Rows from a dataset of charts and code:
--- begin ---
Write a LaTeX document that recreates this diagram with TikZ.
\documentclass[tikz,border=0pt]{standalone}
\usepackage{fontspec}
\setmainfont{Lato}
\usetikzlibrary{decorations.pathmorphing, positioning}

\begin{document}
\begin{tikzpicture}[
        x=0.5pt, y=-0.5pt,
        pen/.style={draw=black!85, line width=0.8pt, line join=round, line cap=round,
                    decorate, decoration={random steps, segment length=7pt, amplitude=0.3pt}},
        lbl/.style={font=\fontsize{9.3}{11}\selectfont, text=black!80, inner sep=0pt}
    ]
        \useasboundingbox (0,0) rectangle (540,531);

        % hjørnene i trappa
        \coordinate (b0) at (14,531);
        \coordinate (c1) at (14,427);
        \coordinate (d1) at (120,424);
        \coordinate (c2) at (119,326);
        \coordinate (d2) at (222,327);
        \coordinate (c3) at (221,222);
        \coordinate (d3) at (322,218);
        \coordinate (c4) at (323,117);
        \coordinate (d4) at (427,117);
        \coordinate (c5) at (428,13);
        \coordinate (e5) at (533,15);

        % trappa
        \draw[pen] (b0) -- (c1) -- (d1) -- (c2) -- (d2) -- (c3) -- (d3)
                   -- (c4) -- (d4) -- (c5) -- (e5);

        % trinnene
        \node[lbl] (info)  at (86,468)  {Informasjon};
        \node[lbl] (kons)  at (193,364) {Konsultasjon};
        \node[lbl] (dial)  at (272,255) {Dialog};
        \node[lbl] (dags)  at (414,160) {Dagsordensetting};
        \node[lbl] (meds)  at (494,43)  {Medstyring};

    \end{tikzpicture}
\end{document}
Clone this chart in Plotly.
--- end ---
Extract, please, the lines from the start of the entries above through the one with "-- (c4) -- (d4) -- (c5)", both included, reproducing each exactly and adding nothing.

Write a LaTeX document that recreates this diagram with TikZ.
\documentclass[tikz,border=0pt]{standalone}
\usepackage{fontspec}
\setmainfont{Lato}
\usetikzlibrary{decorations.pathmorphing, positioning}

\begin{document}
\begin{tikzpicture}[
        x=0.5pt, y=-0.5pt,
        pen/.style={draw=black!85, line width=0.8pt, line join=round, line cap=round,
                    decorate, decoration={random steps, segment length=7pt, amplitude=0.3pt}},
        lbl/.style={font=\fontsize{9.3}{11}\selectfont, text=black!80, inner sep=0pt}
    ]
        \useasboundingbox (0,0) rectangle (540,531);

        % hjørnene i trappa
        \coordinate (b0) at (14,531);
        \coordinate (c1) at (14,427);
        \coordinate (d1) at (120,424);
        \coordinate (c2) at (119,326);
        \coordinate (d2) at (222,327);
        \coordinate (c3) at (221,222);
        \coordinate (d3) at (322,218);
        \coordinate (c4) at (323,117);
        \coordinate (d4) at (427,117);
        \coordinate (c5) at (428,13);
        \coordinate (e5) at (533,15);

        % trappa
        \draw[pen] (b0) -- (c1) -- (d1) -- (c2) -- (d2) -- (c3) -- (d3)
                   -- (c4) -- (d4) -- (c5) -- (e5);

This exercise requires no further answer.